In practice, however, the rules are routinely ignored.  The guards of the individual tombs lurk around the few foreign visitors, discreetly telling them "loopholes" to the rules.  Looking around to make sure their managers are not looking, the guards make hand gestures of money, followed by another for taking pictures.  The interpretation is straightforward, "hand over cash, and the rules mean nothing."  Tourists (the author included), so willing to leave some permanent photographic evidence of their visits, are only too willing to hand over cash to the guards.

Apparently things were not always this way.  On the horse carriage ride in town, the author's driver was talking about good business "before."  "Business was so good before, that there was no need to hassle around tourists like now, just wait and people come," he would lament, "now even feeding the horse is a problem."  By "before," he meant the Egyptian Revolution some five years ago.  In the process of overthrowing President Hosni Mubarak, the biggest victim of the process was the previously bustling tourism industry.

With international travelers (and their governments) quick to label the country "too dangerous to travel," arrivals tanked and have yet to recover to anything close to pre-Revolution levels.  The result is steep decrease in income for those who are dependent on influx of tourist money, much like the guards at the Valley of Kings and the horse-carriage drivers on the streets.  For the few tourists that do come though, it means more unpleasant, persistent, and aggressive hassling for money, but it also means much cheaper tourist services.

With such changes on the ground, both the tourists and the tourism resources suffer.  For tourists, the townsfolk of the tourism-based town seem so much more desperate, chasing after travelers with tales of misfortune about how families go unfeed and no better opportunities for earning money.  No one likes being pushed to part with their money, whether it be unwanted services being forced onto them or sad stories locals tell that completely destroy the happy mood of travels.  Words of mouth cannot possibly be good, and more tourists will probably stay away even if they think Luxor is safe.

But what is worse is the damage done to the physical sites themselves.  The ancient leftovers, the temples, the tombs, and monuments of a glorious pharoahic era, are the only thing that distinguish Luxor from all the other agriculture-based towns of the Nile Valley in Upper Egypt.  It is the source of the town's relative wealth and continued potential to become wealthier in the future generations as the country become more stable while more and more of world populations will be able to afford international travels.

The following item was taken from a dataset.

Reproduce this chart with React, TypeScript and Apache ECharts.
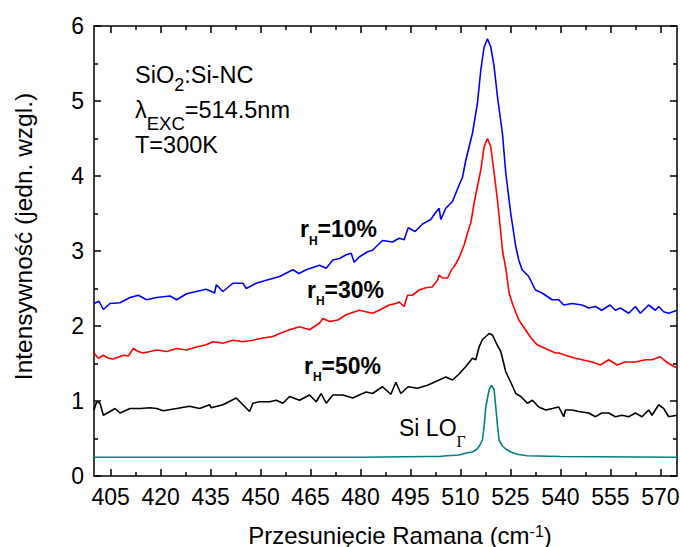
import React, { useEffect, useRef } from 'react';
import * as echarts from 'echarts';

const xTickLabels = [405, 420, 435, 450, 465, 480, 495, 510, 525, 540, 555, 570];
const xMinorTicks = [412.5, 427.5, 442.5, 457.5, 472.5, 487.5, 502.5, 517.5, 532.5, 547.5, 562.5];

const rH10: [number, number][] = [
  [400, 2.3], [401.5, 2.33], [402.8, 2.22], [404.8, 2.3], [407.8, 2.31], [410.8, 2.38], [413.3, 2.41],
  [415.8, 2.35], [418.8, 2.38], [422.8, 2.4], [424.8, 2.35], [427.8, 2.43], [430.7, 2.46], [433.7, 2.49],
  [436.2, 2.44], [436.7, 2.55], [438.7, 2.46], [441.7, 2.57], [444.7, 2.57], [445.7, 2.5], [448.7, 2.57],
  [451.7, 2.61], [455.7, 2.66], [459.7, 2.75], [461.5, 2.7], [463.7, 2.75], [467.7, 2.81], [469.7, 2.77],
  [471.7, 2.88], [473.7, 2.9], [475.7, 2.95], [477.2, 2.97], [478.1, 2.85], [479.6, 2.92], [482.1, 2.99],
  [483.6, 3.01], [486.6, 3.14], [489.6, 3.12], [491.6, 3.17], [493.1, 3.15], [494.3, 3.31], [496.4, 3.26],
  [498.6, 3.36], [501.1, 3.42], [502.3, 3.5], [503.6, 3.57], [504.1, 3.42], [505.6, 3.57], [507.6, 3.66],
  [509.6, 3.88], [510.6, 3.98], [511.6, 4.21], [513.6, 4.57], [515.1, 4.97], [516.1, 5.41], [517.1, 5.72],
  [518.1, 5.83], [519.1, 5.72], [520.1, 5.46], [521.1, 5.06], [522.6, 4.57], [523.6, 4.04], [525.1, 3.5],
  [526.6, 3.06], [527.5, 2.88], [528.5, 2.75], [530.5, 2.66], [532.5, 2.48], [534.5, 2.44], [537.5, 2.35],
  [539.5, 2.35], [541.0, 2.28], [543.5, 2.3], [546.5, 2.28], [548.5, 2.24], [550.5, 2.26], [552.4, 2.21],
  [554.9, 2.28], [556.5, 2.21], [558.0, 2.24], [560.5, 2.17], [562.5, 2.26], [564.0, 2.17], [566.5, 2.28],
  [568.5, 2.21], [569.5, 2.26], [571.0, 2.19], [572.5, 2.17], [575, 2.21]
];

const rH30: [number, number][] = [
  [400, 1.64], [401.3, 1.57], [402.8, 1.61], [404.3, 1.57], [405.8, 1.56], [408.8, 1.61], [410.3, 1.6],
  [411.8, 1.7], [413.3, 1.66], [414.8, 1.64], [418.8, 1.68], [421.8, 1.66], [424.8, 1.7], [427.8, 1.68],
  [430.7, 1.72], [433.7, 1.75], [435.7, 1.79], [438.7, 1.77], [441.7, 1.81], [444.7, 1.79], [447.7, 1.81],
  [450.7, 1.84], [453.7, 1.86], [455.7, 1.9], [458.7, 1.95], [461.7, 1.99], [464.7, 1.95], [467.7, 2.04],
  [468.7, 2.1], [470.7, 2.06], [473.2, 2.08], [475.7, 2.15], [479.6, 2.21], [483.6, 2.17], [485.6, 2.21],
  [488.6, 2.28], [490.6, 2.3], [491.6, 2.32], [493.1, 2.26], [494.1, 2.41], [495.6, 2.41], [497.6, 2.48],
  [499.6, 2.51], [501.5, 2.52], [503.1, 2.61], [503.6, 2.68], [504.6, 2.64], [506.1, 2.64], [507.6, 2.77],
  [508.1, 2.79], [509.6, 2.91], [511.1, 3.08], [512.1, 3.24], [513.1, 3.37], [514.1, 3.64], [515.1, 3.86],
  [516.1, 4.08], [517.1, 4.39], [518.1, 4.5], [519.1, 4.39], [520.1, 4.04], [521.1, 3.68], [522.1, 3.25],
  [522.6, 3.01], [523.6, 2.77], [524.6, 2.44], [525.6, 2.3], [527.5, 2.08], [529.5, 1.95], [531.2, 1.84],
  [533.0, 1.75], [534.5, 1.72], [536.5, 1.68], [538.5, 1.64], [539.5, 1.64], [541.5, 1.61], [544.5, 1.57],
  [546.5, 1.55], [549.5, 1.52], [552.0, 1.48], [554.5, 1.55], [557.0, 1.48], [559.5, 1.52], [562.5, 1.52],
  [565.5, 1.55], [567.5, 1.55], [570.0, 1.59], [571.0, 1.55], [572.5, 1.5], [575, 1.44]
];

const rH50: [number, number][] = [
  [400, 0.88], [400.8, 0.99], [401.8, 0.97], [402.8, 0.81], [404.8, 0.86], [406.3, 0.9], [407.8, 0.84],
  [410.8, 0.9], [413.8, 0.9], [416.8, 0.91], [418.8, 0.9], [420.8, 0.87], [424.8, 0.9], [428.7, 0.93],
  [431.7, 0.9], [434.7, 0.95], [435.2, 0.91], [438.7, 0.95], [442.7, 1.04], [444.7, 0.95], [446.7, 0.86],
  [447.7, 0.97], [449.7, 0.99], [452.7, 0.99], [454.7, 1.01], [456.7, 0.97], [458.7, 1.06], [461.7, 1.01],
  [464.7, 1.08], [466.7, 0.99], [468.2, 1.1], [469.7, 0.97], [471.7, 1.08], [474.7, 1.08], [477.7, 1.04],
  [479.6, 1.08], [481.7, 1.12], [483.6, 1.1], [486.6, 1.19], [489.1, 1.09], [490.6, 1.25], [492.1, 1.1],
  [494.3, 1.19], [497.1, 1.17], [500.1, 1.21], [502.6, 1.26], [503.6, 1.28], [505.6, 1.32], [507.6, 1.28],
  [509.6, 1.36], [511.6, 1.46], [513.6, 1.57], [514.6, 1.55], [515.6, 1.72], [516.6, 1.82], [518.6, 1.9],
  [519.6, 1.88], [521.1, 1.74], [522.1, 1.66], [523.6, 1.39], [525.1, 1.25], [526.6, 1.1], [528.1, 1.06],
  [530.1, 0.97], [531.6, 1.01], [533.5, 0.92], [535.6, 0.88], [537.6, 0.9], [539.5, 0.92], [541.0, 0.79],
  [541.5, 0.88], [543.5, 0.88], [545.5, 0.86], [548.5, 0.84], [550.5, 0.79], [552.4, 0.84], [554.5, 0.84],
  [556.5, 0.79], [558.5, 0.81], [560.5, 0.79], [562.5, 0.84], [564.5, 0.79], [566.5, 0.88], [567.5, 0.81],
  [569.5, 0.95], [571.0, 0.9], [572.5, 0.79], [575, 0.81]
];

const siRef: [number, number][] = [
  [400, 0.25], [440, 0.25], [480, 0.25], [500, 0.26], [503.6, 0.26], [506, 0.27], [509.6, 0.28],
  [512, 0.31], [513.6, 0.32], [515, 0.36], [515.8, 0.41], [516.6, 0.48], [517.1, 0.66], [517.6, 0.92],
  [518.6, 1.15], [519.3, 1.21], [520.1, 1.15], [520.6, 0.92], [521.1, 0.68], [521.6, 0.48], [522.6, 0.4],
  [523.6, 0.36], [525.1, 0.32], [527, 0.29], [530, 0.27], [540, 0.26], [575, 0.25]
];

const FONT = '"Liberation Sans", Arial, Helvetica, sans-serif';

export default function App() {
  const ref = useRef<HTMLDivElement>(null);
  useEffect(() => {
    const chart = echarts.init(ref.current as HTMLDivElement, null, { renderer: 'svg' });
    const rect = { left: 94, right: 3, top: 26, bottom: 71, containLabel: false, outerBoundsMode: 'none' };
    const line = { color: '#000', width: 1.5 };
    const majorTick = (vals: number[]) => ({ show: true, inside: true, length: 7, customValues: vals, lineStyle: line });
    const minorTickAx = (vals: number[]) => ({ show: true, inside: true, length: 4, customValues: vals, lineStyle: line });
    const labelFont = { fontSize: 23, color: '#000', fontFamily: FONT };

    const series = [
      { data: rH10, color: '#0000ff' },
      { data: rH30, color: '#ff0000' },
      { data: rH50, color: '#000000' },
      { data: siRef, color: '#008080' }
    ].map((s) => ({
      type: 'line',
      xAxisIndex: 0,
      yAxisIndex: 0,
      data: s.data,
      showSymbol: false,
      symbol: 'none',
      lineStyle: { color: s.color, width: 1.6 },
      itemStyle: { color: s.color },
      clip: true
    }));

    const text = (x: number, y: number, t: string, rich: any) => ({
      type: 'text',
      x,
      y,
      style: { text: t, rich, align: 'left', verticalAlign: 'middle', fill: '#000' }
    });

    const reg = (size: number, extra: any = {}) => ({ fontSize: size, fontFamily: FONT, color: '#000', ...extra });
    const bold = (size: number, extra: any = {}) => ({ fontSize: size, fontFamily: FONT, fontWeight: 'bold', color: '#000', ...extra });

    const option: any = {
      animation: false,
      backgroundColor: '#ffffff',
      grid: [rect, rect],
      xAxis: [
        {
          type: 'value', gridIndex: 0, position: 'bottom', min: 400, max: 575,
          axisLine: { show: true, onZero: false, lineStyle: line },
          axisTick: majorTick(xTickLabels),
          axisLabel: { show: true, customValues: xTickLabels, margin: 9, ...labelFont },
          splitLine: { show: false },
          name: 'Przesunięcie Ramana (cm{s|-1})',
          nameLocation: 'middle',
          nameGap: 49,
          nameTextStyle: {
            fontSize: 24, lineHeight: 20, fontFamily: FONT, color: '#000', padding: [0, 0, 0, 29],
            rich: { s: { fontSize: 16, lineHeight: 12, fontFamily: FONT, color: '#000', padding: [0, 0, 8, 0] } }
          }
        },
        {
          type: 'value', gridIndex: 0, position: 'top', min: 400, max: 575,
          axisLine: { show: true, onZero: false, lineStyle: line },
          axisTick: majorTick(xTickLabels),
          axisLabel: { show: false },
          splitLine: { show: false }
        },
        {
          type: 'value', gridIndex: 1, position: 'bottom', min: 400, max: 575,
          axisLine: { show: false },
          axisTick: minorTickAx(xMinorTicks),
          axisLabel: { show: false },
          splitLine: { show: false }
        },
        {
          type: 'value', gridIndex: 1, position: 'top', min: 400, max: 575,
          axisLine: { show: false },
          axisTick: minorTickAx(xMinorTicks),
          axisLabel: { show: false },
          splitLine: { show: false }
        }
      ],
      yAxis: [
        {
          type: 'value', gridIndex: 0, position: 'left', min: 0, max: 6, interval: 1,
          axisLine: { show: true, onZero: false, lineStyle: line },
          axisTick: { show: true, inside: true, length: 7, lineStyle: line },
          minorTick: { show: true, splitNumber: 2, length: 4, lineStyle: line },
          axisLabel: { show: true, margin: 10, ...labelFont },
          splitLine: { show: false },
          minorSplitLine: { show: false },
          name: 'Intensywność (jedn. wzgl.)',
          nameLocation: 'middle',
          nameGap: 58,
          nameRotate: 90,
          nameTextStyle: { fontSize: 24.5, fontFamily: FONT, color: '#000', padding: [0, 0, 0, 29] }
        },
        {
          type: 'value', gridIndex: 0, position: 'right', min: 0, max: 6, interval: 1,
          axisLine: { show: true, onZero: false, lineStyle: line },
          axisTick: { show: true, inside: true, length: 7, lineStyle: line },
          minorTick: { show: true, splitNumber: 2, length: 4, lineStyle: line },
          axisLabel: { show: false },
          splitLine: { show: false },
          minorSplitLine: { show: false }
        },
        {
          type: 'value', gridIndex: 1, min: 0, max: 6, show: false
        }
      ],
      graphic: [
        text(135, 75.3, '{a|SiO}{b|2}{a|:Si-NC}', { a: reg(23.5), b: reg(18, { padding: [19, 0, 0, 0] }) }),
        text(135, 109.5, '{a|\u03bb}{b|EXC}{a|=514.5nm}', { a: reg(23.5), b: reg(18.5, { padding: [28, 0, 0, 0] }) }),
        text(135, 145, '{a|T=300K}', { a: reg(23.5) }),
        text(300, 229.4, '{a|r}{h|H}{a|=10%}', { a: bold(23), h: bold(12, { padding: [23, 0, 0, 0] }) }),
        text(307, 289.9, '{a|r}{h|H}{a|=30%}', { a: bold(23), h: bold(12, { padding: [23, 0, 0, 0] }) }),
        text(304, 365.7, '{a|r}{h|H}{a|=50%}', { a: bold(23), h: bold(12, { padding: [23, 0, 0, 0] }) }),
        text(399, 428, '{a|Si LO}{g|\u0393}', {
          a: reg(23),
          g: { fontSize: 16, fontFamily: '"Liberation Serif", "Times New Roman", serif', color: '#000', padding: [27, 0, 0, 0] }
        })
      ],
      series
    };
    chart.setOption(option);
    return () => chart.dispose();
  }, []);
  return <div ref={ref} style={{ position: 'absolute', left: 0, top: 0, width: 680, height: 547 }} />;
}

When the local population receive bribes and intentionally turn a blind eye to tourists damaging the historical sites, they are simply trading future sustainability of the town as a center for global tourism for meager incomes in the short term.  Some tourists, especially the Chinese ones that will only show up to a certain destination once in their lifetimes, have no qualms about destroying local sites for their personal enjoyment.  Once more of these people decide to show up with their happy-to-bribe, happy-to-destroy attitude, it will be beginning of the end for Luxor as an important historical destination.

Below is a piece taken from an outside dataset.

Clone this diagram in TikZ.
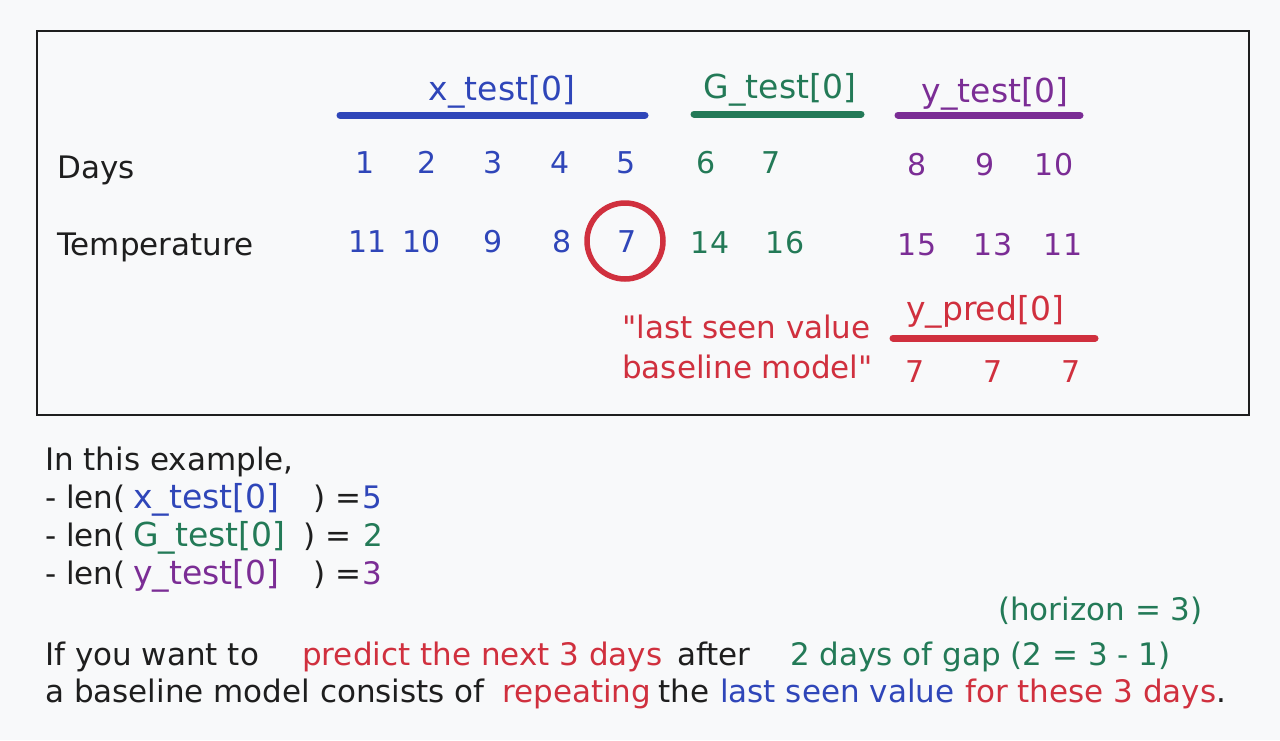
\documentclass[tikz,border=0pt]{standalone}
\usepackage{fontspec}
\newfontfamily\hand{DejaVu Sans}
\usepackage{tikz}
\definecolor{bg}{HTML}{F8F9FA}
\definecolor{ink}{HTML}{1E1E1E}
\definecolor{xb}{HTML}{2F46B9}
\definecolor{gg}{HTML}{237A57}
\definecolor{yp}{HTML}{7B2D95}
\definecolor{rd}{HTML}{D0303E}

\begin{document}
\begin{tikzpicture}[x=1pt,y=-1pt,
  txt/.style={inner sep=0pt,anchor=base west,font=\hand\fontsize{31}{35}\selectfont,text=ink},
  num/.style={inner sep=0pt,anchor=base,font=\hand\fontsize{30}{34}\selectfont},
  head/.style={num,font=\hand\fontsize{33}{37}\selectfont},
  bar/.style={line width=7pt,line cap=round},
  ring/.style={circle,draw=rd,line width=5.5pt,minimum size=76pt,inner sep=0pt}]
\useasboundingbox[fill=bg] (0,0) rectangle (1280,740);
\draw[ink,line width=2pt] (37,31) rectangle (1249,415);
% headers
\node[head,text=xb](xh) at (502,100){x\_test[0]};
\node[head,text=gg](gh) at (780,98){G\_test[0]};
\node[head,text=yp](yh) at (995,102){y\_test[0]};
\draw[bar,xb] (340,115) -- (645,115);
\draw[bar,gg] (694,114) -- (861,114);
\draw[bar,yp] (898,115) -- (1080,115);
% rows
\node[txt](days) at (57,178){Days};
\node[txt](temp) at (57,255){Temperature};
\foreach \x/\v [count=\i] in {365/1,427/2,493/3,560/4,626/5}
  \node[num,text=xb](d\i) at (\x,173){\v};
\foreach \x/\v [count=\i from 6] in {706/6,771/7}
  \node[num,text=gg](d\i) at (\x,173){\v};
\foreach \x/\v [count=\i from 8] in {917/8,985/9,1054/10}
  \node[num,text=yp](d\i) at (\x,175){\v};
\foreach \x/\v [count=\i] in {368/11,422/10,493/9,562/8,627/7}
  \node[num,text=xb](t\i) at (\x,252){\v};
\foreach \x/\v [count=\i from 6] in {710/14,785/16}
  \node[num,text=gg](t\i) at (\x,253){\v};
\foreach \x/\v [count=\i from 8] in {917/15,993/13,1063/11}
  \node[num,text=yp](t\i) at (\x,255){\v};
\node[ring](last) at (625,241){};
% prediction
\node[txt,text=rd](note1) at (622,338){"last seen value};
\node[txt,text=rd](note2) at (622,378){baseline model"};
\node[head,text=rd](ph) at (985,320){y\_pred[0]};
\draw[bar,rd] (893,338) -- (1095,338);
\foreach \x [count=\i] in {915,993,1071}
  \node[num,text=rd](p\i) at (\x,382){7};
% explanation
\node[txt](ex) at (45,470){In this example,};
\node[txt](l1) at (45,508){- len(};
\node[txt,font=\hand\fontsize{33}{37}\selectfont,text=xb](l1a) at (133,508){x\_test[0]};
\node[txt](l1b) at (313,508){) =};
\node[txt,text=xb](l1c) at (362,508){5};
\node[txt](l2) at (45,546){- len(};
\node[txt,font=\hand\fontsize{33}{37}\selectfont,text=gg](l2a) at (133,546){G\_test[0]};
\node[txt](l2b) at (303,546){) =};
\node[txt,text=gg](l2c) at (363,546){2};
\node[txt](l3) at (45,584){- len(};
\node[txt,font=\hand\fontsize{33}{37}\selectfont,text=yp](l3a) at (133,584){y\_test[0]};
\node[txt](l3b) at (313,584){) =};
\node[txt,text=yp](l3c) at (362,584){3};
\node[txt,text=gg](hz) at (998,620){(horizon = 3)};
\node[txt](s1) at (45,665){If you want to};
\node[txt,text=rd](s2) at (302,665){predict the next 3 days};
\node[txt](s3) at (677,665){after};
\node[txt,text=gg](s4) at (790,665){2 days of gap (2 = 3 - 1)};
\node[txt](r1) at (45,702){a baseline model consists of};
\node[txt,text=rd](r2) at (502,702){repeating};
\node[txt](r3) at (658,702){the};
\node[txt,text=xb](r4) at (720,702){last seen value};
\node[txt,text=rd](r5) at (965,702){for these 3 days\textcolor{ink}{.}};
\end{tikzpicture}
\end{document}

It is all the more unfortunate, though, when one considers the sheer effort developing countries have been put into getting back national treasures from Western colonizers who pillaged them for their respective national museums.  It is the actions of the guards that vindicate Western suspicion that developing countries cannot keep these treasures in good conditions.  Indeed, the task of saving history for future generations cannot be left to those who can barely feed themselves today.  For them, a 3000-year-old tomb is just a building, something worthy of sacrifice to ensure that their families can survive now.